Apple awarded patent for look and feel of iTunes store

By on April 18, 2012, 3:30 PM

After nearly 8 years of waiting, the USPTO has granted Apple a patent which aims to protect their iTunes Store interface. The patent covers the look and feel of the store, including how users browse, search for and purchase content through iTunes. Or, as Apple puts it, "Graphical user interface for browsing, searching and presenting media items".

The patent abstract provides the following synopsis:

Improved graphical user interfaces suitable for reviewing, browsing, previewing and/or purchasing media items are also disclosed. The graphical user interfaces are suitable for reviewing or browsing numerous media items. The graphical user interfaces are also suitable for previewing or purchasing media items in an on-line manner. The graphical user interfaces are particularly useful for a system that provides purchase and distribution of media in a client-server environment.


Although seemingly broad, the patent keeps its focus narrowed on the iTunes GUI. Filed in 2004, patent 8,161,411 still refers to Apple's media sales gateway as the iTunes Music Store. At this time, Apple hadn't yet started selling videos, books or apps and the iTunes Music Store housed only 200,000 songs instead of 20 million, the amount its vast library contains today. In fact, the music-centric market place didn't get the name "iTunes Music Store" until 2003, a year before the patent was filed.

It is also interesting to note that Apple was being publicly traded at $25 per share in 2004 instead of $610. This is at a time when the company was nowhere close to becoming a trillion-dollar business and just several years prior, Apple had even flirted with bankruptcy

Say what you will about iTunes' interface, but since this patent was first applied for, iTunes has become nearly ubiquitous following the prolific adoption of iPhones, iPads and iPods during the past 4 years. Perhaps surprisingly, it has barely changed at all over the past 8 years. However, later this year, the company is expected to completely redesign the iTunes Store. The overhaul aims to make the store friendlier and easier to use, which may actually invalidate the company's long-awaited patent.

User Comments: 15

Got something to say? Post a comment
Guest said:

How does Apple patent an interface design that clearly copies other designs? Technology patents are beyond broken.

davislane1 davislane1 said:

I can only imagine how lucrative it would have been to patent the wheel or "spontaneous warmth-emitting light piles." I can see the concept diagrams already, drawn on a cave wall with someone's clan logo carved into the surface as an overlay.

bexwhitt said:

Why anyone would want to copy the mess that is itunes is beyond me.

killeriii said:

Why anyone would want to copy the mess that is itunes is beyond me.


Besides that,

I didn't know the way stores organize their shelves was patentable.

Only on the internet!

9Nails, TechSpot Paladin, said:

I organize letters to form words. Why can't I patent this idea?

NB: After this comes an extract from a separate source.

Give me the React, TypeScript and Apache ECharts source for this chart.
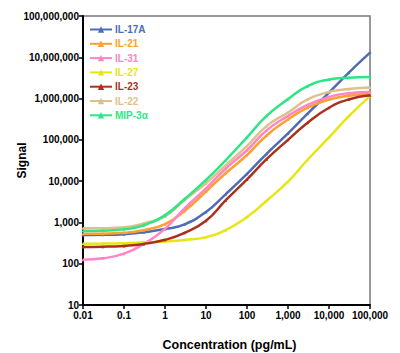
import React, { useEffect, useRef } from "react";
import * as echarts from "echarts";

const concentrations = [0.01, 0.03, 0.1, 0.3, 1, 3, 10, 30, 100, 300, 1000, 3000, 10000, 30000, 100000];

const il17a = [495, 500, 520, 580, 690, 900, 1800, 4800, 15000, 46000, 143000, 430000, 1400000, 4200000, 13000000];
const il21 = [530, 535, 560, 650, 910, 1900, 5600, 15500, 43000, 128000, 310000, 600000, 950000, 1170000, 1300000];
const il31 = [125, 135, 175, 300, 700, 2200, 6700, 20000, 56000, 170000, 380000, 700000, 1100000, 1350000, 1450000];
const il27 = [305, 307, 312, 330, 345, 375, 440, 650, 1350, 3350, 9700, 33000, 115000, 370000, 1150000];
const il23 = [255, 258, 270, 300, 380, 560, 1100, 3400, 11000, 34000, 100000, 260000, 600000, 950000, 1200000];
const il22 = [720, 725, 760, 950, 1400, 3500, 8900, 24000, 71000, 215000, 460000, 950000, 1450000, 1700000, 1850000];
const mip3a = [620, 630, 680, 850, 1500, 3700, 10700, 32000, 115000, 380000, 970000, 2000000, 2900000, 3200000, 3350000];

const seriesNames = ["IL-17A", "IL-21", "IL-31", "IL-27", "IL-23", "IL-22", "MIP-3α"];
const seriesValues = [il17a, il21, il31, il27, il23, il22, mip3a];
const seriesColors = ["#4e6db5", "#ff9f2e", "#ff85c6", "#e6e615", "#a8321c", "#dcc18c", "#30e585"];

const FONT = "'Liberation Sans', Arial, sans-serif";

function fmt(v: number): string {
  if (v < 1) return String(+v.toPrecision(2));
  return Math.round(v).toLocaleString("en-US");
}

export default function App() {
  const ref = useRef<HTMLDivElement>(null);
  useEffect(() => {
    if (!ref.current) return;
    const chart = echarts.init(ref.current, null, { renderer: "svg" });
    chart.setOption({
      animation: false,
      backgroundColor: "#ffffff",
      textStyle: { fontFamily: FONT },
      grid: {
        left: 83,
        right: 30,
        top: 16,
        bottom: 48,
        outerBoundsMode: "none",
        containLabel: false,
        show: true,
        borderColor: "#777777",
        borderWidth: 1.5,
        backgroundColor: "transparent",
      },
      legend: {
        orient: "vertical",
        left: 89,
        top: 24,
        padding: 0,
        itemWidth: 22,
        itemHeight: 8,
        itemGap: 3.3,
        data: seriesNames.map((n, i) => ({
          name: n,
          textStyle: { color: seriesColors[i] },
        })),
        textStyle: {
          fontFamily: FONT,
          fontSize: 10,
          fontWeight: "bold",
          lineHeight: 11,
          padding: [0, 0, 0, -2],
        },
      },
      xAxis: {
        type: "log",
        logBase: 10,
        min: 0.01,
        max: 100000,
        interval: 1,
        name: "Concentration (pg/mL)",
        nameLocation: "middle",
        nameGap: 33,
        nameMoveOverlap: false,
        nameTextStyle: { fontFamily: FONT, fontSize: 12.5, fontWeight: "bold", color: "#000", padding: [0, 0, 0, 6] },
        axisLine: { show: true, lineStyle: { color: "#000", width: 2 } },
        axisTick: { show: true, length: 4, lineStyle: { color: "#000", width: 1.5 } },
        minorTick: { show: false },
        splitLine: { show: false },
        axisLabel: {
          fontFamily: FONT,
          fontSize: 10,
          fontWeight: "bold",
          color: "#000",
          margin: 5,
          formatter: (v: number) => fmt(v),
        },
      },
      yAxis: {
        type: "log",
        logBase: 10,
        min: 10,
        max: 100000000,
        interval: 1,
        name: "Signal",
        nameLocation: "middle",
        nameRotate: 90,
        nameGap: 55,
        nameMoveOverlap: false,
        nameTextStyle: { fontFamily: FONT, fontSize: 12, fontWeight: "bold", color: "#000" },
        axisLine: { show: true, lineStyle: { color: "#000", width: 2 } },
        axisTick: { show: true, length: 4, lineStyle: { color: "#000", width: 1.5 } },
        splitLine: { show: false },
        axisLabel: {
          fontFamily: FONT,
          fontSize: 10,
          fontWeight: "bold",
          color: "#000",
          margin: 4,
          formatter: (v: number) => fmt(v),
        },
      },
      series: seriesNames.map((name, i) => ({
        name,
        type: "line",
        smooth: 0.5,
        data: concentrations.map((c, j) => [c, seriesValues[i][j]]),
        symbol: "triangle",
        symbolSize: 3,
        showSymbol: true,
        itemStyle: { color: seriesColors[i] },
        lineStyle: { color: seriesColors[i], width: 2.5 },
        z: 2 + i,
      })),
    });
    return () => chart.dispose();
  }, []);
  return (
    <div
      ref={ref}
      style={{ position: "fixed", left: 0, top: 0, width: 400, height: 353, background: "#fff" }}
    />
  );
}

Apple organizes data in boxes and calls it iTunes. What's so special about that?

psycros psycros said:

Apple organizes data in boxes and calls it iTunes. What's so special about that?

More magical?

Guest said:

The USPTO need their collective heads examining.

TJGeezer said:

"Beyond broken" - a good description. Kinda like the tax code - who has the most lawyers and biggest congressional bribes, wins.

Guest said:

Check this video out, about the derivative nature of creativity.


Guest said:

This is copy protection effectively gone mad, patent awarding is a buisness these days and sooner or later the US and its corporate funders will want anything patented even by a household owner just to "protect copyrights" for some reason they feel copyrighting will allow them to stop others innovating and thus break competition and they can sit on their hands while this happens milking the cash cow that is patents.

Next let them patent their philosphy: "Lets sue and patent everything we can even if it isn't ours orignially and then claim it is. And come up with lame lawsuits in between to stifle competition by litigation." They can patent that motto so no one else can follow them?

Guest said:

you are reading it wrong.

cookiedude cookiedude said:

Does this patent only apply to the US or is it worldwide??

Guest said:

So eventually people may begin to understand the real problems with software patents it seems...

Guest said:

Reading it wrong?

Hardly, i can only assume you are taking my reply based on this one article about how apple have been behaving and you havent kept a broader view of things overall even so this article summarises the mentality over at apple, i actually hope they keep wasting their own time given the direction of that path im sure they will get what they want but not what they need...

Guest said:

Looks like a Smalltalk browser from Xerox back from 1972. Steve Jobs got most of his ideas (UI, Tablet) from PARC (Smalltalk UI, Alan Kays Dynabook) at that time. If prior art applies this patent is already obsolete.